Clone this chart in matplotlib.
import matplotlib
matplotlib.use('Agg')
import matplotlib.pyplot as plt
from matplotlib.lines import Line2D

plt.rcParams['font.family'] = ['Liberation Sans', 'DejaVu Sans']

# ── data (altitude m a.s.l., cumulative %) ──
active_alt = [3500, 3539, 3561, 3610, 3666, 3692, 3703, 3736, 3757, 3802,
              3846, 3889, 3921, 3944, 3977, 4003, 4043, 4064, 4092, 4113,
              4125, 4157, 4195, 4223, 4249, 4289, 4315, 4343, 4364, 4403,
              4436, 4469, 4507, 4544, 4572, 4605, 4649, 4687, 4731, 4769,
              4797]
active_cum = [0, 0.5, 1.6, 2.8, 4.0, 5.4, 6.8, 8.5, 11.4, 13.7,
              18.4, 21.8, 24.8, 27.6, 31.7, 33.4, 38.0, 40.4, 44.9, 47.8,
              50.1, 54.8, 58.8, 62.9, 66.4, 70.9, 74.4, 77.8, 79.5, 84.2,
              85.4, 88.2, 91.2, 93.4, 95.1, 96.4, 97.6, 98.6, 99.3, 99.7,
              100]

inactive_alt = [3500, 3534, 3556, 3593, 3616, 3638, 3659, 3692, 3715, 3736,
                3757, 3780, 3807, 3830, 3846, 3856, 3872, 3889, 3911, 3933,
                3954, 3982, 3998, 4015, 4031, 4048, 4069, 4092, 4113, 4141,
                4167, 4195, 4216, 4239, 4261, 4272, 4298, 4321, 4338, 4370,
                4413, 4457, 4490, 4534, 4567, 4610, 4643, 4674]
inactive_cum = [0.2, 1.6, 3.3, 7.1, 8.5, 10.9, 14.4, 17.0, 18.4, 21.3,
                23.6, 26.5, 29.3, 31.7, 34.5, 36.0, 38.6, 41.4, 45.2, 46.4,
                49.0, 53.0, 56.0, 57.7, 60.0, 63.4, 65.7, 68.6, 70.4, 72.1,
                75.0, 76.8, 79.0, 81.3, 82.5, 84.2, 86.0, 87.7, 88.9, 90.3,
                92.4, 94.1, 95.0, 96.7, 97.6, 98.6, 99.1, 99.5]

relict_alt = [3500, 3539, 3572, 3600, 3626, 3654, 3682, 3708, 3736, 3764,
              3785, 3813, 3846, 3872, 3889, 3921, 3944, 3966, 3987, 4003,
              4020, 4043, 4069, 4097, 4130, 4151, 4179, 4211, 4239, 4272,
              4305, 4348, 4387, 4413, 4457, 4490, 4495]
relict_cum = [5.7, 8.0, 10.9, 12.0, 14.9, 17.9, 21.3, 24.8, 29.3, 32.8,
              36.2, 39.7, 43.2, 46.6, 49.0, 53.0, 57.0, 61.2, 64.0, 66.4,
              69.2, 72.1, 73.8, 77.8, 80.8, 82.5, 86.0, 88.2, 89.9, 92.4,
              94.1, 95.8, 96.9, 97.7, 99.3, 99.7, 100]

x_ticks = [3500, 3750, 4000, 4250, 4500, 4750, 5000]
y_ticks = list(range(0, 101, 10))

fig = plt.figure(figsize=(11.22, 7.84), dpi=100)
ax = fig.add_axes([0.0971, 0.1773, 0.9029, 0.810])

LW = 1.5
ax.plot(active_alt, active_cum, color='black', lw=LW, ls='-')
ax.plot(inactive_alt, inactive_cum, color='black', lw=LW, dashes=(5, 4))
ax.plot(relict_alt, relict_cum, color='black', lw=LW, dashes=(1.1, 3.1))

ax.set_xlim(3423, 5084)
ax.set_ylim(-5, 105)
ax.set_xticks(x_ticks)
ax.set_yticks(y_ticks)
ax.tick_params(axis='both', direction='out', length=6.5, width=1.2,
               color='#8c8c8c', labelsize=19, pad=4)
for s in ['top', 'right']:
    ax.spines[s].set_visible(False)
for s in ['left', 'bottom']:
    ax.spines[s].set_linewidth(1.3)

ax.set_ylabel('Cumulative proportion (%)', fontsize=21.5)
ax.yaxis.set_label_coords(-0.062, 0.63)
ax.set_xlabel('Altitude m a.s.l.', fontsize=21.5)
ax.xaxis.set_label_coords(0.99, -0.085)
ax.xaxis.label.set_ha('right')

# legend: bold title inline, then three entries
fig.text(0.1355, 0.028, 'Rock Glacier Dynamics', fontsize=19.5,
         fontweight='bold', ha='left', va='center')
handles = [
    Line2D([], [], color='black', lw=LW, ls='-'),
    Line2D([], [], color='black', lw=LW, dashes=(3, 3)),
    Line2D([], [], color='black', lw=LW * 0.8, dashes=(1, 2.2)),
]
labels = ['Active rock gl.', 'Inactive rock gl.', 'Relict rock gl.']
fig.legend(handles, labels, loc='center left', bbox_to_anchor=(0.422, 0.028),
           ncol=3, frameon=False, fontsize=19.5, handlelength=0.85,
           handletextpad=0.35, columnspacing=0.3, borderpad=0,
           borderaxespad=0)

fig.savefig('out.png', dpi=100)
^^^^^^^^^^^^^^^^
> _Exercise requirements_
Take the lines above and retype all of them exactly.

> _Output_
Clone this chart in matplotlib.
import matplotlib
matplotlib.use('Agg')
import matplotlib.pyplot as plt
from matplotlib.lines import Line2D

plt.rcParams['font.family'] = ['Liberation Sans', 'DejaVu Sans']

# ── data (altitude m a.s.l., cumulative %) ──
active_alt = [3500, 3539, 3561, 3610, 3666, 3692, 3703, 3736, 3757, 3802,
              3846, 3889, 3921, 3944, 3977, 4003, 4043, 4064, 4092, 4113,
              4125, 4157, 4195, 4223, 4249, 4289, 4315, 4343, 4364, 4403,
              4436, 4469, 4507, 4544, 4572, 4605, 4649, 4687, 4731, 4769,
              4797]
active_cum = [0, 0.5, 1.6, 2.8, 4.0, 5.4, 6.8, 8.5, 11.4, 13.7,
              18.4, 21.8, 24.8, 27.6, 31.7, 33.4, 38.0, 40.4, 44.9, 47.8,
              50.1, 54.8, 58.8, 62.9, 66.4, 70.9, 74.4, 77.8, 79.5, 84.2,
              85.4, 88.2, 91.2, 93.4, 95.1, 96.4, 97.6, 98.6, 99.3, 99.7,
              100]

inactive_alt = [3500, 3534, 3556, 3593, 3616, 3638, 3659, 3692, 3715, 3736,
                3757, 3780, 3807, 3830, 3846, 3856, 3872, 3889, 3911, 3933,
                3954, 3982, 3998, 4015, 4031, 4048, 4069, 4092, 4113, 4141,
                4167, 4195, 4216, 4239, 4261, 4272, 4298, 4321, 4338, 4370,
                4413, 4457, 4490, 4534, 4567, 4610, 4643, 4674]
inactive_cum = [0.2, 1.6, 3.3, 7.1, 8.5, 10.9, 14.4, 17.0, 18.4, 21.3,
                23.6, 26.5, 29.3, 31.7, 34.5, 36.0, 38.6, 41.4, 45.2, 46.4,
                49.0, 53.0, 56.0, 57.7, 60.0, 63.4, 65.7, 68.6, 70.4, 72.1,
                75.0, 76.8, 79.0, 81.3, 82.5, 84.2, 86.0, 87.7, 88.9, 90.3,
                92.4, 94.1, 95.0, 96.7, 97.6, 98.6, 99.1, 99.5]

relict_alt = [3500, 3539, 3572, 3600, 3626, 3654, 3682, 3708, 3736, 3764,
              3785, 3813, 3846, 3872, 3889, 3921, 3944, 3966, 3987, 4003,
              4020, 4043, 4069, 4097, 4130, 4151, 4179, 4211, 4239, 4272,
              4305, 4348, 4387, 4413, 4457, 4490, 4495]
relict_cum = [5.7, 8.0, 10.9, 12.0, 14.9, 17.9, 21.3, 24.8, 29.3, 32.8,
              36.2, 39.7, 43.2, 46.6, 49.0, 53.0, 57.0, 61.2, 64.0, 66.4,
              69.2, 72.1, 73.8, 77.8, 80.8, 82.5, 86.0, 88.2, 89.9, 92.4,
              94.1, 95.8, 96.9, 97.7, 99.3, 99.7, 100]

x_ticks = [3500, 3750, 4000, 4250, 4500, 4750, 5000]
y_ticks = list(range(0, 101, 10))

fig = plt.figure(figsize=(11.22, 7.84), dpi=100)
ax = fig.add_axes([0.0971, 0.1773, 0.9029, 0.810])

LW = 1.5
ax.plot(active_alt, active_cum, color='black', lw=LW, ls='-')
ax.plot(inactive_alt, inactive_cum, color='black', lw=LW, dashes=(5, 4))
ax.plot(relict_alt, relict_cum, color='black', lw=LW, dashes=(1.1, 3.1))

ax.set_xlim(3423, 5084)
ax.set_ylim(-5, 105)
ax.set_xticks(x_ticks)
ax.set_yticks(y_ticks)
ax.tick_params(axis='both', direction='out', length=6.5, width=1.2,
               color='#8c8c8c', labelsize=19, pad=4)
for s in ['top', 'right']:
    ax.spines[s].set_visible(False)
for s in ['left', 'bottom']:
    ax.spines[s].set_linewidth(1.3)

ax.set_ylabel('Cumulative proportion (%)', fontsize=21.5)
ax.yaxis.set_label_coords(-0.062, 0.63)
ax.set_xlabel('Altitude m a.s.l.', fontsize=21.5)
ax.xaxis.set_label_coords(0.99, -0.085)
ax.xaxis.label.set_ha('right')

# legend: bold title inline, then three entries
fig.text(0.1355, 0.028, 'Rock Glacier Dynamics', fontsize=19.5,
         fontweight='bold', ha='left', va='center')
handles = [
    Line2D([], [], color='black', lw=LW, ls='-'),
    Line2D([], [], color='black', lw=LW, dashes=(3, 3)),
    Line2D([], [], color='black', lw=LW * 0.8, dashes=(1, 2.2)),
]
labels = ['Active rock gl.', 'Inactive rock gl.', 'Relict rock gl.']
fig.legend(handles, labels, loc='center left', bbox_to_anchor=(0.422, 0.028),
           ncol=3, frameon=False, fontsize=19.5, handlelength=0.85,
           handletextpad=0.35, columnspacing=0.3, borderpad=0,
           borderaxespad=0)

fig.savefig('out.png', dpi=100)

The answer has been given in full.